— BEGIN Supplied material —

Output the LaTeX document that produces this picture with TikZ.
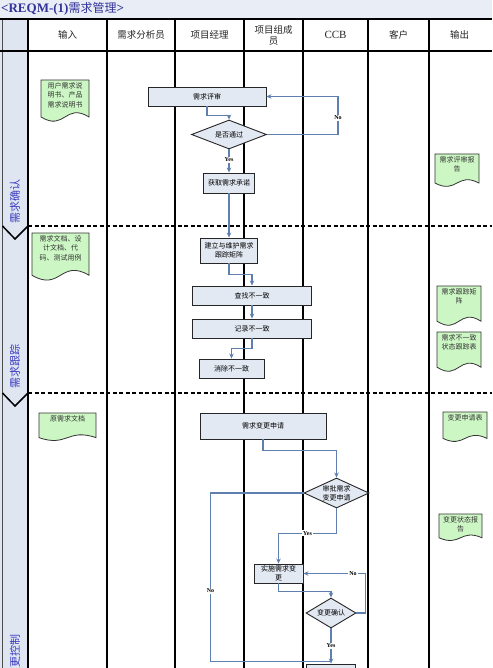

— END Supplied material —
— BEGIN Supplied material —

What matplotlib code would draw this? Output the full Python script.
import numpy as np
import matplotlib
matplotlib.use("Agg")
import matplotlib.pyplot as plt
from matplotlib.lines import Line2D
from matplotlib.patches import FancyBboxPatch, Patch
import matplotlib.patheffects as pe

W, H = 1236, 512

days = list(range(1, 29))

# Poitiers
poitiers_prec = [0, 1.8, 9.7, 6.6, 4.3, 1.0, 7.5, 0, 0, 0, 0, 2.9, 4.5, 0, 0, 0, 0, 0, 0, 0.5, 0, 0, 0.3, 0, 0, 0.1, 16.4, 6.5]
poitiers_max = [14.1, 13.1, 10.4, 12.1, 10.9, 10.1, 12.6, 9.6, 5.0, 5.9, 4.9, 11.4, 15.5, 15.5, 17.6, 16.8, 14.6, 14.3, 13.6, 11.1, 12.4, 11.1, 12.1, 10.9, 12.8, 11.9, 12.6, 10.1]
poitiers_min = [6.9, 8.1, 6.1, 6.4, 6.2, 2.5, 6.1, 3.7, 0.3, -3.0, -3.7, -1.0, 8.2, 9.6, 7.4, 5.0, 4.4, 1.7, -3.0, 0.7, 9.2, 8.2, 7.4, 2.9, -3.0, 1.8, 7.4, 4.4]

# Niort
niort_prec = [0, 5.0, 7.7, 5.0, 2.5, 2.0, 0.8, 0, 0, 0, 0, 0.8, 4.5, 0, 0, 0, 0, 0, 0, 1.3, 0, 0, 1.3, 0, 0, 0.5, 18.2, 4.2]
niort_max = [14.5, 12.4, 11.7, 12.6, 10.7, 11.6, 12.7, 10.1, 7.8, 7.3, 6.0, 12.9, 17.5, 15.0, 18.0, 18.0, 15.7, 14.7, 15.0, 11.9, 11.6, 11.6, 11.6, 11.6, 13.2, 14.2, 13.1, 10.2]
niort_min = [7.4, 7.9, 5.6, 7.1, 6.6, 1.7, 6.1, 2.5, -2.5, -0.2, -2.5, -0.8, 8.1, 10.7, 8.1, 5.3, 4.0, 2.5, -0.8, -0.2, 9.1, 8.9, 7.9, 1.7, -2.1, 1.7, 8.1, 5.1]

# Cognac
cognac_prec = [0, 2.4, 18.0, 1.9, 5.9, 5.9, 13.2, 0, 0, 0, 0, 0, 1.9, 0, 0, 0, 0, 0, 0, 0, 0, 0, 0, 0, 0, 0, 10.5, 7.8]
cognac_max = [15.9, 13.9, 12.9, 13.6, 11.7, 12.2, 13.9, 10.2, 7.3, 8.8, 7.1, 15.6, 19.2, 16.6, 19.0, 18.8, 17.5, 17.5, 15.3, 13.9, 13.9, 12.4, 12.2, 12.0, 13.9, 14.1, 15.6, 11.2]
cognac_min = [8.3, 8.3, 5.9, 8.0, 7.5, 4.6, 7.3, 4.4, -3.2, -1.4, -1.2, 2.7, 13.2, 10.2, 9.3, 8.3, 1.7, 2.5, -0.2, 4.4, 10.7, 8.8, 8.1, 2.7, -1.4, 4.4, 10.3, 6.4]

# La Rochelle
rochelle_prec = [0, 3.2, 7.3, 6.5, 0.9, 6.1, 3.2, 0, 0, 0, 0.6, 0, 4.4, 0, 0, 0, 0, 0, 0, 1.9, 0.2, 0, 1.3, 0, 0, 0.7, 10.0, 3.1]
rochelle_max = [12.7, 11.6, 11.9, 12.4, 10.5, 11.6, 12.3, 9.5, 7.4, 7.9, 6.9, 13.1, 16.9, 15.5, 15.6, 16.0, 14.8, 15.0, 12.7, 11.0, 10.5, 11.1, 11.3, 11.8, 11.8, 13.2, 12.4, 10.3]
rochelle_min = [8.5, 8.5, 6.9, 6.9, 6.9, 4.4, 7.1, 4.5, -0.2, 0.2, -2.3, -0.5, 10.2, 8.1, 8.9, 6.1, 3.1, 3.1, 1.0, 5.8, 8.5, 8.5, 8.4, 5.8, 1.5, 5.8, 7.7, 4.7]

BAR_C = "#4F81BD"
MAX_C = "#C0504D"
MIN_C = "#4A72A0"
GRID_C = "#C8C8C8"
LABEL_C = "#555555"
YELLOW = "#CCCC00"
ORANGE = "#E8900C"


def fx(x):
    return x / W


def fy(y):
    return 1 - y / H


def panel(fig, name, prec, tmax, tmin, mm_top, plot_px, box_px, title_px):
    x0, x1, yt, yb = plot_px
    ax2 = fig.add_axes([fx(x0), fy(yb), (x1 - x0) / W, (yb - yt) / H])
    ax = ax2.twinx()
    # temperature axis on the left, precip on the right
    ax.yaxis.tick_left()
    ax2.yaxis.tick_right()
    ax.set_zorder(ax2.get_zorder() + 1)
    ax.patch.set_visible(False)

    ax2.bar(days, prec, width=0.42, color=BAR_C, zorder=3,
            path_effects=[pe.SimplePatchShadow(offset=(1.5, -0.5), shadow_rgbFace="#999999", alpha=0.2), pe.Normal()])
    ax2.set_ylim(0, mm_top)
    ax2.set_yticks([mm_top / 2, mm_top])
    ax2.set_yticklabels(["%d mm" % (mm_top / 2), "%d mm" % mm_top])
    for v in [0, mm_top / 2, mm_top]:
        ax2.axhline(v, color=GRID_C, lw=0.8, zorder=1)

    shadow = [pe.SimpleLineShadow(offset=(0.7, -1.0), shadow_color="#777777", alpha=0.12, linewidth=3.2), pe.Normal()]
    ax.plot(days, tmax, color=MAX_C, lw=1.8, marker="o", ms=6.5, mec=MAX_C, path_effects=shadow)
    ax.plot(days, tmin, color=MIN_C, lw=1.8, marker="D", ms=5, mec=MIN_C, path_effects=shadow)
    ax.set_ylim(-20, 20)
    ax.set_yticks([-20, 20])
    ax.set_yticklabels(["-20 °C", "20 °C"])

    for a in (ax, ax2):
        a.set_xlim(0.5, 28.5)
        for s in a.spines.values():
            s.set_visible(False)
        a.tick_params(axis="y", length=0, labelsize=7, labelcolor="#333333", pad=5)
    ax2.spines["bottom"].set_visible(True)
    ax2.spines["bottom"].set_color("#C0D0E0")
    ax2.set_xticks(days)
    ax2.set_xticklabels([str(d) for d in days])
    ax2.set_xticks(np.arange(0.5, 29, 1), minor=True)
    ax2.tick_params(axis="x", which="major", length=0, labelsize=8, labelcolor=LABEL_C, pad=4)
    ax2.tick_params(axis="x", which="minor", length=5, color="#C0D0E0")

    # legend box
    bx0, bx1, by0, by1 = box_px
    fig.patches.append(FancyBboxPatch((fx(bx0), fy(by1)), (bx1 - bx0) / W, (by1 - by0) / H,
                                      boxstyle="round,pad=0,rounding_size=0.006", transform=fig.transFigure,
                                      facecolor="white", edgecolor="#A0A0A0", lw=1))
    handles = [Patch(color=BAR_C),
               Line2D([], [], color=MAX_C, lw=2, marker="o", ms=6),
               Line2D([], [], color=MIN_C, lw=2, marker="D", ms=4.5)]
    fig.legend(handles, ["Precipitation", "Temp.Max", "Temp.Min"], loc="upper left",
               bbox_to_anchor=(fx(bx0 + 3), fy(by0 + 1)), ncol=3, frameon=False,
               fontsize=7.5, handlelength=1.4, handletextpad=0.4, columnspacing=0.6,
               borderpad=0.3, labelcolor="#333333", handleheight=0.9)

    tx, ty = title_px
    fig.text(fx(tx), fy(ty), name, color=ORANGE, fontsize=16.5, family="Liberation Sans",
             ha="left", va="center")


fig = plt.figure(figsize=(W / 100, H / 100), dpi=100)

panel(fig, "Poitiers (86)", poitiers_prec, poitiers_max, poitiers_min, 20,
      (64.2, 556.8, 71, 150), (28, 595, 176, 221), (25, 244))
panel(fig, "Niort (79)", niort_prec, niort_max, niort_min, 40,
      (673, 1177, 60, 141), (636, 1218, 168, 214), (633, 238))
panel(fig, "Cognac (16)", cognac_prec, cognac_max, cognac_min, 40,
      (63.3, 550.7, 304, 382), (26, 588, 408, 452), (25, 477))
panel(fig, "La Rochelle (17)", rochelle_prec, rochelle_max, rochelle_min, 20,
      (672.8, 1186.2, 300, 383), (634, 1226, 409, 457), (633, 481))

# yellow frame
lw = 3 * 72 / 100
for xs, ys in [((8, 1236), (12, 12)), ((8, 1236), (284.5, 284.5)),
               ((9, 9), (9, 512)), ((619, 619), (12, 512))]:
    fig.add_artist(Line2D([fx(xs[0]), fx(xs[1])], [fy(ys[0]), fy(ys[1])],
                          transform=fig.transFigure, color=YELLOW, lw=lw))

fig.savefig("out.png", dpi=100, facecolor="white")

— END Supplied material —

-- Task description --
Extract exactly and only these lines: the line containing "What matplotlib code", the line containing "1.7, 8.1, 5.1]", and every line between them.

-- Finished exercise --
What matplotlib code would draw this? Output the full Python script.
import numpy as np
import matplotlib
matplotlib.use("Agg")
import matplotlib.pyplot as plt
from matplotlib.lines import Line2D
from matplotlib.patches import FancyBboxPatch, Patch
import matplotlib.patheffects as pe

W, H = 1236, 512

days = list(range(1, 29))

# Poitiers
poitiers_prec = [0, 1.8, 9.7, 6.6, 4.3, 1.0, 7.5, 0, 0, 0, 0, 2.9, 4.5, 0, 0, 0, 0, 0, 0, 0.5, 0, 0, 0.3, 0, 0, 0.1, 16.4, 6.5]
poitiers_max = [14.1, 13.1, 10.4, 12.1, 10.9, 10.1, 12.6, 9.6, 5.0, 5.9, 4.9, 11.4, 15.5, 15.5, 17.6, 16.8, 14.6, 14.3, 13.6, 11.1, 12.4, 11.1, 12.1, 10.9, 12.8, 11.9, 12.6, 10.1]
poitiers_min = [6.9, 8.1, 6.1, 6.4, 6.2, 2.5, 6.1, 3.7, 0.3, -3.0, -3.7, -1.0, 8.2, 9.6, 7.4, 5.0, 4.4, 1.7, -3.0, 0.7, 9.2, 8.2, 7.4, 2.9, -3.0, 1.8, 7.4, 4.4]

# Niort
niort_prec = [0, 5.0, 7.7, 5.0, 2.5, 2.0, 0.8, 0, 0, 0, 0, 0.8, 4.5, 0, 0, 0, 0, 0, 0, 1.3, 0, 0, 1.3, 0, 0, 0.5, 18.2, 4.2]
niort_max = [14.5, 12.4, 11.7, 12.6, 10.7, 11.6, 12.7, 10.1, 7.8, 7.3, 6.0, 12.9, 17.5, 15.0, 18.0, 18.0, 15.7, 14.7, 15.0, 11.9, 11.6, 11.6, 11.6, 11.6, 13.2, 14.2, 13.1, 10.2]
niort_min = [7.4, 7.9, 5.6, 7.1, 6.6, 1.7, 6.1, 2.5, -2.5, -0.2, -2.5, -0.8, 8.1, 10.7, 8.1, 5.3, 4.0, 2.5, -0.8, -0.2, 9.1, 8.9, 7.9, 1.7, -2.1, 1.7, 8.1, 5.1]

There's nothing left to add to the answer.